Treading Father’s Footsteps

Yesterday, my son Jonny asked me for advice about starting a role in a building where I worked for around 20 years. This state of the art structure is home to a financial institution where I’m technically still employed; but for personal reasons have been absent from for a while.

My boy’s role is completely different to what I did, so I couldn’t give advice about the job he will be undertaking. However, as I know his new boss and most likely other individuals he’ll engage with on a day-to-day basis, he asked about the culture at his work residence for the next six months or so.

I paraphrasing, but below is roughly how our tongue in cheek exchange panned out…… NB.. For the purposes of anonymity, I’ve given his new boss the pseudonym of Arnold:-

GS (me)“My first piece of advice is don’t tell anyone I’m your dad!”

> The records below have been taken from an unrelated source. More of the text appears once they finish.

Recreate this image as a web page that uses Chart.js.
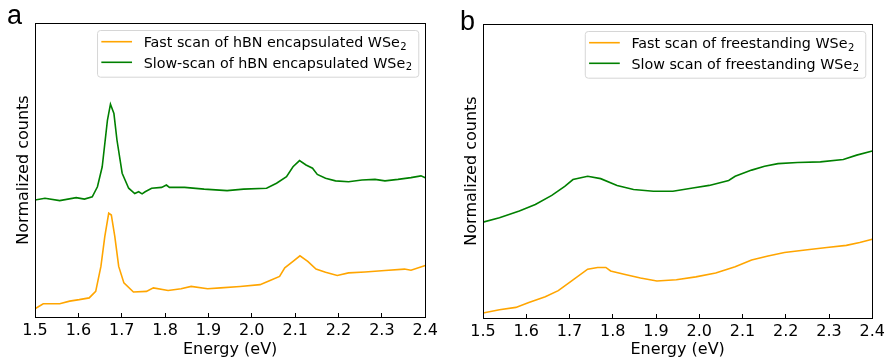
<!DOCTYPE html>
<html>
<head>
<meta charset="utf-8">
<script src="https://cdn.jsdelivr.net/npm/chart.js@4.4.1/dist/chart.umd.min.js"></script>
<style>
    html, body { margin: 0; padding: 0; background: #fff; }
    #wrap { position: relative; width: 893px; height: 363px; overflow: hidden; }
    .panel { position: absolute; top: 0; height: 363px; }
    .tag { position: absolute; font-family: "Liberation Sans", Arial, sans-serif; font-size: 27px; line-height: 1; color: #000; }
</style>
</head>
<body>
<div id="wrap">
    <div class="panel" style="left:0;width:446px"><canvas id="chartA" width="446" height="363"></canvas></div>
    <div class="panel" style="left:446px;width:447px"><canvas id="chartB" width="447" height="363"></canvas></div>
    <div class="tag" style="left:7px;top:2px">a</div>
    <div class="tag" style="left:460px;top:8px">b</div>
</div>
<script>
// x ticks shared by both panels
const energyTicks = [1.5, 1.6, 1.7, 1.8, 1.9, 2.0, 2.1, 2.2, 2.3, 2.4];

// panel a: hBN encapsulated WSe2 (arbitrary normalized units, 0-100 = plot height)
const energySlowA = [1.5, 1.523, 1.557, 1.595, 1.614, 1.632, 1.644, 1.655, 1.667, 1.674, 1.682, 1.689, 1.701, 1.716, 1.73, 1.739, 1.747, 1.754, 1.769, 1.792, 1.803, 1.81, 1.845, 1.89, 1.943, 1.981, 2.034, 2.057, 2.08, 2.095, 2.11, 2.125, 2.14, 2.151, 2.17, 2.193, 2.223, 2.254, 2.284, 2.307, 2.337, 2.367, 2.39, 2.4];
const countsSlowA = [39.8, 40.4, 39.6, 40.6, 40.1, 40.9, 44.3, 51.1, 66.9, 72.4, 69.2, 60.2, 48.9, 43.8, 42.0, 42.6, 41.9, 42.6, 43.8, 44.1, 44.9, 44.1, 44.1, 43.5, 43.0, 43.5, 43.8, 45.5, 47.7, 51.1, 53.2, 51.7, 50.6, 48.5, 47.2, 46.3, 46.0, 46.6, 46.8, 46.3, 46.8, 47.4, 48.0, 47.4];
const energyFastA = [1.5, 1.519, 1.557, 1.58, 1.602, 1.625, 1.64, 1.652, 1.661, 1.67, 1.676, 1.684, 1.693, 1.705, 1.727, 1.757, 1.773, 1.807, 1.837, 1.86, 1.898, 1.928, 1.973, 2.019, 2.042, 2.064, 2.076, 2.095, 2.111, 2.129, 2.148, 2.17, 2.197, 2.223, 2.261, 2.307, 2.352, 2.367, 2.4];
const countsFastA = [2.8, 4.5, 4.5, 5.4, 5.9, 6.5, 8.7, 17.2, 27.4, 35.3, 34.7, 27.4, 17.2, 11.6, 8.5, 8.7, 9.9, 9.0, 9.6, 10.4, 9.6, 9.9, 10.4, 11.0, 12.4, 13.8, 16.7, 18.9, 20.8, 18.9, 16.3, 15.2, 14.1, 15.0, 15.3, 15.8, 16.3, 15.9, 17.5];

// panel b: freestanding WSe2
const energySlowB = [1.5, 1.538, 1.584, 1.621, 1.659, 1.689, 1.708, 1.742, 1.772, 1.81, 1.848, 1.894, 1.939, 1.985, 2.023, 2.068, 2.083, 2.121, 2.151, 2.182, 2.227, 2.28, 2.333, 2.364, 2.4];
const countsSlowB = [32.6, 34.1, 36.4, 38.6, 41.7, 44.8, 47.1, 48.2, 47.4, 45.1, 43.7, 43.1, 43.1, 44.2, 45.1, 46.8, 48.2, 50.3, 51.6, 52.5, 52.9, 53.1, 53.9, 55.4, 56.8];
const energyFastB = [1.5, 1.538, 1.576, 1.606, 1.644, 1.674, 1.705, 1.742, 1.765, 1.784, 1.795, 1.826, 1.864, 1.902, 1.947, 1.992, 2.038, 2.083, 2.121, 2.159, 2.197, 2.25, 2.295, 2.34, 2.371, 2.4];
const countsFastB = [1.7, 2.8, 3.6, 5.3, 7.2, 9.3, 12.6, 16.6, 17.2, 17.2, 16.0, 14.9, 13.6, 12.6, 13.0, 14.0, 15.3, 17.4, 19.7, 21.1, 22.3, 23.2, 24.0, 24.7, 25.7, 26.8];

const labelsA = ['Fast scan of hBN encapsulated WSe\u2082', 'Slow-scan of hBN encapsulated WSe\u2082'];
const labelsB = ['Fast scan of freestanding WSe\u2082', 'Slow scan of freestanding WSe\u2082'];

const FAST_COLOR = '#ffa500';
const SLOW_COLOR = '#008000';
const FONT = 'DejaVu Sans';
const LEGEND_FONT = '14.3px "' + FONT + '"';
const SUB_FONT = '10px "' + FONT + '"';

function toPoints(xs, ys) {
    return xs.map((x, i) => ({ x: x, y: ys[i] }));
}

// label may end with a subscript two; draw it as a small lowered '2'
function splitSub(label) {
    const i = label.indexOf('\u2082');
    return i < 0 ? [label, ''] : [label.slice(0, i), '2'];
}

function labelWidth(ctx, label) {
    const parts = splitSub(label);
    ctx.font = LEGEND_FONT;
    let w = ctx.measureText(parts[0]).width;
    if (parts[1]) {
        ctx.font = SUB_FONT;
        w += ctx.measureText(parts[1]).width;
    }
    return w;
}

// frame around the plot + matplotlib-like legend box in the upper right corner
const boxLegend = {
    id: 'boxLegend',
    afterDraw(chart) {
        const ctx = chart.ctx;
        const area = chart.chartArea;
        ctx.save();
        ctx.strokeStyle = '#000';
        ctx.lineWidth = 1;
        ctx.strokeRect(Math.round(area.left) + 0.5, Math.round(area.top) + 0.5,
            Math.round(area.right - area.left), Math.round(area.bottom - area.top));

        const items = chart.data.datasets;
        const textW = Math.max(...items.map(d => labelWidth(ctx, d.label)));
        const right = area.right - 7;
        const top = area.top + 7;
        const w = 4.3 + 30.7 + 11.6 + textW + 6.7;
        const left = right - w;
        const h = 46.7;
        ctx.beginPath();
        ctx.roundRect(left + 0.5, top + 0.5, w, h, 3);
        ctx.fillStyle = 'rgba(255,255,255,0.8)';
        ctx.fill();
        ctx.strokeStyle = '#d6d6d6';
        ctx.lineWidth = 1;
        ctx.stroke();

        items.forEach((d, i) => {
            const y = top + 11.7 + i * 20.6;
            ctx.beginPath();
            ctx.moveTo(left + 4.3, y);
            ctx.lineTo(left + 35, y);
            ctx.strokeStyle = d.borderColor;
            ctx.lineWidth = 1.6;
            ctx.stroke();
            const parts = splitSub(d.label);
            ctx.fillStyle = '#000';
            ctx.textBaseline = 'alphabetic';
            ctx.textAlign = 'left';
            const base = y + 5.6;
            ctx.font = LEGEND_FONT;
            ctx.fillText(parts[0], left + 46.6, base);
            if (parts[1]) {
                const x2 = left + 46.6 + ctx.measureText(parts[0]).width + 0.5;
                ctx.font = SUB_FONT;
                ctx.fillText(parts[1], x2, base + 2.5);
            }
        });
        ctx.restore();
    }
};

function makeChart(canvasId, labels, fast, slow, pad) {
    const ctx = document.getElementById(canvasId).getContext('2d');
    return new Chart(ctx, {
        type: 'line',
        data: {
            datasets: [{
                label: labels[0],
                data: fast,
                borderColor: FAST_COLOR,
                borderWidth: 1.6,
                pointRadius: 0,
                fill: false
            }, {
                label: labels[1],
                data: slow,
                borderColor: SLOW_COLOR,
                borderWidth: 1.6,
                pointRadius: 0,
                fill: false
            }]
        },
        options: {
            responsive: false,
            animation: false,
            layout: { padding: { top: pad.top, right: pad.right, left: 0, bottom: 0 } },
            plugins: { legend: { display: false }, tooltip: { enabled: false } },
            scales: {
                x: {
                    type: 'linear',
                    min: 1.5,
                    max: 2.4,
                    afterBuildTicks: s => { s.ticks = energyTicks.map(v => ({ value: v })); },
                    afterFit: s => { s.height = pad.bottomAxis; },
                    border: { display: false },
                    grid: { drawOnChartArea: false, color: '#000', tickLength: -4, tickWidth: 1 },
                    ticks: {
                        color: '#000',
                        padding: 8,
                        maxRotation: 0,
                        font: { family: FONT, size: 16 },
                        callback: v => Number(v).toFixed(1)
                    },
                    title: {
                        display: true,
                        text: 'Energy (eV)',
                        color: '#000',
                        font: { family: FONT, size: 16 },
                        padding: { top: 0, bottom: 4 }
                    }
                },
                y: {
                    min: 0,
                    max: 100,
                    afterFit: s => { s.width = pad.leftAxis; },
                    border: { display: false },
                    grid: { display: false },
                    ticks: { display: false },
                    title: {
                        display: true,
                        text: 'Normalized counts',
                        color: '#000',
                        font: { family: FONT, size: 16 },
                        padding: { top: pad.titleOffset, bottom: 0 }
                    }
                }
            }
        },
        plugins: [boxLegend]
    });
}

makeChart('chartA', labelsA, toPoints(energyFastA, countsFastA), toPoints(energySlowA, countsSlowA),
    { top: 23, right: 15, bottomAxis: 46, leftAxis: 35, titleOffset: 14 });
makeChart('chartB', labelsB, toPoints(energyFastB, countsFastB), toPoints(energySlowB, countsSlowB),
    { top: 24, right: 14, bottomAxis: 45, leftAxis: 37, titleOffset: 16 });
</script>
</body>
</html>
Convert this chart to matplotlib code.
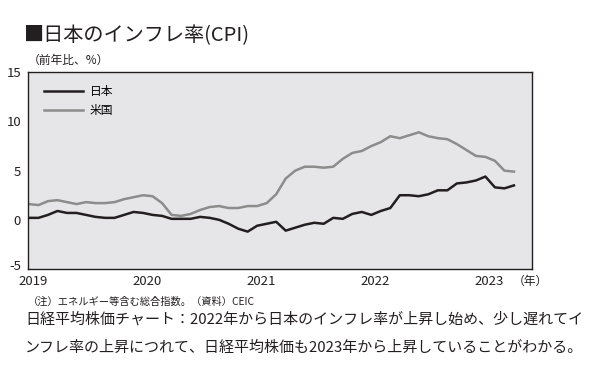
import matplotlib
matplotlib.use("Agg")
import matplotlib.pyplot as plt
import matplotlib.transforms as mtransforms

plt.rcParams['font.family'] = ['Noto Sans CJK JP', 'DejaVu Sans']

# Monthly YoY CPI, Jan 2019 - Apr 2023
japan = [0.2, 0.2, 0.5, 0.9, 0.7, 0.7, 0.5, 0.3, 0.2, 0.2, 0.5, 0.8,
         0.7, 0.5, 0.4, 0.1, 0.1, 0.1, 0.3, 0.2, 0.0, -0.4, -0.9, -1.2,
         -0.6, -0.4, -0.2, -1.1, -0.8, -0.5, -0.3, -0.4, 0.2, 0.1, 0.6, 0.8,
         0.5, 0.9, 1.2, 2.5, 2.5, 2.4, 2.6, 3.0, 3.0, 3.7, 3.8, 4.0,
         4.4, 3.3, 3.2, 3.5]
usa = [1.6, 1.5, 1.9, 2.0, 1.8, 1.6, 1.8, 1.7, 1.7, 1.8, 2.1, 2.3,
       2.5, 2.4, 1.7, 0.5, 0.4, 0.6, 1.0, 1.3, 1.4, 1.2, 1.2, 1.4,
       1.4, 1.7, 2.6, 4.2, 5.0, 5.4, 5.4, 5.3, 5.4, 6.2, 6.8, 7.0,
       7.5, 7.9, 8.5, 8.3, 8.6, 8.9, 8.5, 8.3, 8.2, 7.7, 7.1, 6.5,
       6.4, 6.0, 5.0, 4.9]
year_labels = ['2019', '2020', '2021', '2022', '2023']
y_ticks = [-5, 0, 5, 10, 15]
series_names = ['日本', '米国']

months = list(range(len(japan)))

fig = plt.figure(figsize=(5.89, 3.76), dpi=100)
ax = fig.add_axes([28/589, 1-269/376, 504/589, (269-72.3)/376])
ax.set_facecolor('#e6e6e8')

ax.plot(months, japan, color='#231f20', lw=1.8, label=series_names[0])
ax.plot(months, usa, color='#8c8c8c', lw=1.8, label=series_names[1])

ax.set_xlim(-0.1, 52.9)
ax.set_ylim(-5, 15)
ax.set_yticks(y_ticks)
ax.set_yticklabels([str(v) for v in y_ticks])
ax.set_xticks([i*12 + 0.4 for i in range(len(year_labels))])
ax.set_xticklabels(year_labels)
ax.tick_params(length=0, labelsize=9.5, colors='#231f20')
ax.tick_params(axis='x', pad=4)
ax.tick_params(axis='y', pad=5)
# lift the bottom y label slightly so it sits above the first year label
ylabs = ax.get_yticklabels()
ylabs[0].set_transform(ylabs[0].get_transform() +
                       mtransforms.ScaledTranslation(0, 3/72, fig.dpi_scale_trans))
for s in ax.spines.values():
    s.set_color('#231f20')
    s.set_linewidth(1.0)

leg = ax.legend(loc='upper left', bbox_to_anchor=(0.01, 0.99), frameon=False,
                fontsize=8.5, handlelength=3.3, handletextpad=0.6, labelspacing=0.5)

fig.text(24/589, 1-36/376, '■日本のインフレ率(CPI)', fontsize=14.5, va='center', ha='left', color='#231f20')
fig.text(28/589, 1-60/376, '（前年比、%）', fontsize=8.5, va='center', ha='left', color='#231f20')
fig.text(530/589, 1-281/376, '（年）', fontsize=8.5, va='center', ha='center', color='#231f20')
fig.text(28/589, 1-301.5/376, '（注）エネルギー等含む総合指数。（資料）CEIC', fontsize=7.4, va='center', ha='left', color='#231f20')
fig.text(25/589, 1-319.5/376, '日経平均株価チャート：2022年から日本のインフレ率が上昇し始め、少し遅れてイ',
         fontsize=10.8, va='center', ha='left', color='#231f20')
fig.text(25/589, 1-348/376, 'ンフレ率の上昇につれて、日経平均株価も2023年から上昇していることがわかる。',
         fontsize=10.8, va='center', ha='left', color='#231f20')

fig.savefig('out.png', dpi=100)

JS (my son)“Don’t worry, I’m gonna tell everyone my dad is TV chef Ainsley Harriot and my mum the Scottish diva Susan Boyle.”

GS“I understand the Susan Boyle deception as you look like her, but Ainsley Harriet is black. With your pale skin, I’m not convinced your new team will buy that.”

JS“Potentially, but it’s better than letting them know you’re my old man!”

GS“Lying to your boss and his team on your first day isn’t a good start…… Arnold is renowned for not tolerating untruths from his team about having celebrity fathers.”

JS“Ah…… cheers for the heads up, dad!”

GS“A few years back he let a lad go for claiming his dad was Basil Brush.”

JS“How did Arnold find out this lad was lying?”

GS“Because the kid wasn’t a puppet fox, you chuffing idiot!”

JS“Is there anything else my new boss frowns upon, dad?”

GS“Evidently, he’s not keen on his team having lunchboxes bearing Power Rangers or Teenage Mutant Ninja Turtles stickers….. He deems it unprofessional.”

Lunchbox

JS“I best make sure I use my blue Mr Men box then!………. Arnold’s on a career sabbatical soon; do you know if his replacement will also disapprove of using Powers Rangers and Teenage Mutant Ninja Turtle lunchboxes?”

GS“Who’s his replacement?”

JS“I don’t know yet.”

GS“Well how the chuff can I say if his replacement will have the same thoughts as Arnold if I don’t know who it is!…. You berk!”

JS“If I’d have known the replacement’s name, would you have known their introspection of the team using Powers Rangers and Teenage Mutant Ninja Turtle lunchboxes?”

GS“What’s introspection mean?”

JS“Thoughts.”

GS“What was the question again?”

JS“If I’d have known the replacement’s name, would you have known their introspection of the team using Powers Rangers and Teenage Mutant Ninja Turtle lunchboxes?”

GS (sheepishly) – “No!”

At this point the telephone line fell silent, only to be broken when I told my boy:-

GS“Right I’m off, enjoy your first day at your new work place…… Don’t get too nervous….. Unless Arnold’s replacement is a lion; in which case I’d make excuses to miss team meetings and one to ones!……. Hopefully, what I’ve told you will prove helpful in some way.”

JS“Cheers dad…… I’m sure it’ll be invaluable!”